The illegality of imposing secrecy on documents that concern human rights and freedoms was confirmed to Nezavisimaya gazeta by retired federal judge, MHG member Sergei Pashin: “In fact, this is what is going on, there are a great many closed departmental acts, and sometimes they even run counter to law.” Different kinds of orders and instructions cannot go into effect unless they are published and officially registered at the Justice Ministry, but that’s only in theory. Given this, how can anyone dispute a provision whose existence one can only infer? According to him, the legal system looks like an inverted pyramid, with the Constitution at the bottom along with the laws, and on top of them a mountain of substatutory acts. There has been a slew of departmental provision-making, moreover there can be decisions from various structures regarding the same subject, and in addition all this is continuously being “perfected,” making it impossible to follow.
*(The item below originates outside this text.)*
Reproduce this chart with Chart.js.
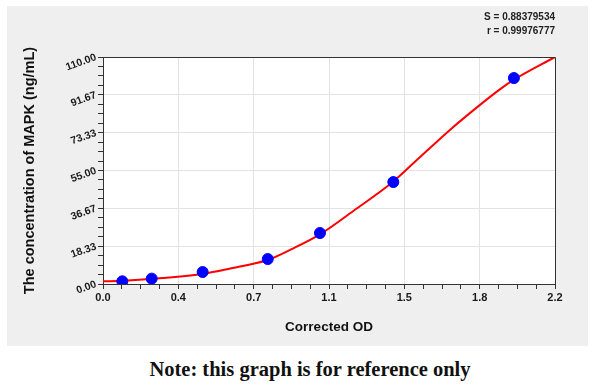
<!DOCTYPE html>
<html>
<head>
<meta charset="utf-8">
<script src="https://cdn.jsdelivr.net/npm/chart.js@4.4.1/dist/chart.umd.min.js"></script>
<style>
  body { margin: 0; background: #ffffff; width: 600px; height: 390px; position: relative; overflow: hidden; }
  #chart { position: absolute; left: 0; top: 0; }
  #note {
    position: absolute; left: 0; width: 620px; top: 357px;
    text-align: center; font-family: "Liberation Serif", "DejaVu Serif", serif;
    font-weight: bold; font-size: 20.5px; line-height: 24px; color: #111;
  }
</style>
</head>
<body>
<canvas id="chart" width="600" height="350"></canvas>
<div id="note">Note: this graph is for reference only</div>
<script>
// standard points (corrected OD vs concentration)
const pointOD = [0.094, 0.237, 0.485, 0.802, 1.056, 1.413, 2.0];
const pointConc = [1.3, 2.6, 5.8, 12.1, 24.7, 49.4, 99.8];

// fitted curve
const curveOD = [0, 0.10, 0.29, 0.49, 0.61, 0.80, 0.92, 1.06, 1.22, 1.41, 1.53, 1.69, 1.82, 1.93, 2.00, 2.20];
const curveConc = [1.3, 1.6, 2.9, 5.0, 7.3, 11.6, 17.0, 24.3, 35.5, 49.4, 60.3, 74.8, 85.6, 94.2, 99.0, 110.0];

const xTickLabels = ['0.0', '0.4', '0.7', '1.1', '1.5', '1.8', '2.2'];
const yTickLabels = ['0.00', '18.33', '36.67', '55.00', '73.33', '91.67', '110.00'];
const fitStats = ['S = 0.88379534', 'r = 0.99976777'];

const xMax = 2.2, yMax = 110, minorPerMajor = 4;

function minorTicks(max, labels) {
    let n = (labels.length - 1) * minorPerMajor;
    let out = [];
    for (let i = 0; i <= n; i++) out.push({ value: max * i / n });
    return out;
}

const panelPlugin = {
    id: 'panel',
    beforeDraw(chart) {
        let ctx = chart.ctx, a = chart.chartArea;
        ctx.save();
        ctx.fillStyle = '#efefef';
        ctx.fillRect(7, 6, 581, 340);
        ctx.fillStyle = '#ffffff';
        ctx.fillRect(a.left, a.top, a.right - a.left, a.bottom - a.top);
        ctx.restore();
    },
    afterDraw(chart) {
        let ctx = chart.ctx, a = chart.chartArea;
        ctx.save();
        ctx.strokeStyle = '#333333';
        ctx.lineWidth = 1;
        ctx.beginPath();
        ctx.moveTo(Math.round(a.left) + 0.5, Math.round(a.top) + 0.5);
        ctx.lineTo(Math.round(a.right) + 0.5, Math.round(a.top) + 0.5);
        ctx.lineTo(Math.round(a.right) + 0.5, Math.round(a.bottom) + 0.5);
        ctx.stroke();
        ctx.restore();
    }
};

const gridColor = (c) => (c.index % minorPerMajor === 0 ? '#e3e3e3' : 'rgba(0,0,0,0)');

new Chart(document.getElementById('chart'), {
    type: 'scatter',
    data: {
        datasets: [{
            label: 'points',
            data: pointOD.map((x, i) => ({ x: x, y: pointConc[i] })),
            backgroundColor: '#0000ff',
            borderColor: '#0000ff',
            pointRadius: 5.5,
            showLine: false
        }, {
            label: 'curve',
            data: curveOD.map((x, i) => ({ x: x, y: curveConc[i] })),
            borderColor: '#ff0000',
            borderWidth: 2,
            pointRadius: 0,
            showLine: true,
            cubicInterpolationMode: 'monotone'
        }]
    },
    options: {
        responsive: false,
        animation: false,
        layout: { padding: { left: 10, right: 45, top: 3, bottom: 4 } },
        plugins: {
            legend: { display: false },
            tooltip: { enabled: false },
            title: {
                display: true,
                text: fitStats,
                align: 'end',
                color: '#222222',
                font: { family: 'Liberation Sans', size: 10, lineHeight: 1.4 },
                padding: { top: 7, bottom: 19 }
            }
        },
        scales: {
            x: {
                type: 'linear',
                min: 0,
                max: xMax,
                afterBuildTicks: (s) => { s.ticks = minorTicks(xMax, xTickLabels); },
                afterFit: (s) => { s.height = 62; },
                ticks: {
                    autoSkip: false,
                    maxRotation: 0,
                    padding: 2,
                    color: '#1a1a1a',
                    font: { family: 'Liberation Sans', size: 11, weight: 'bold' },
                    callback: (v, i) => (i % minorPerMajor === 0 ? xTickLabels[i / minorPerMajor] : '')
                },
                grid: { color: gridColor, tickColor: '#333333', tickLength: 5 },
                border: { color: '#333333', width: 1 },
                title: {
                    display: true,
                    text: 'Corrected OD',
                    color: '#111111',
                    font: { family: 'Liberation Sans', size: 13.5, weight: 'bold' },
                    padding: { top: 4, bottom: 11 }
                }
            },
            y: {
                type: 'linear',
                min: 0,
                max: yMax,
                afterBuildTicks: (s) => { s.ticks = minorTicks(yMax, yTickLabels); },
                afterFit: (s) => { s.width = 93; },
                ticks: {
                    autoSkip: false,
                    minRotation: 20,
                    maxRotation: 20,
                    padding: 2,
                    color: '#1a1a1a',
                    font: { family: 'Liberation Sans', size: 10.5, weight: 'bold' },
                    callback: (v, i) => (i % minorPerMajor === 0 ? yTickLabels[i / minorPerMajor] : '')
                },
                grid: { color: gridColor, tickColor: '#333333', tickLength: 5 },
                border: { color: '#333333', width: 1 },
                title: {
                    display: true,
                    text: 'The concentration of MAPK (ng/mL)',
                    color: '#111111',
                    font: { family: 'Liberation Sans', size: 14.5, weight: 'bold' },
                    padding: { top: 11, bottom: 4 }
                }
            }
        }
    },
    plugins: [panelPlugin]
});
</script>
</body>
</html>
As Pashin said, this is a permanent game: improve the law and worsen implementing instructions, thus the situation also affects the Justice Ministry’s humanizing promises. Even now, a prisoner is put in a punishment cell supposedly under one DSP order and is denied his correspondence under another order, but one also under the DSP stamp. In short, he emphasized, there is logic to the idea that “a person is not the law’s subject but its object, against whom force and power are applied.”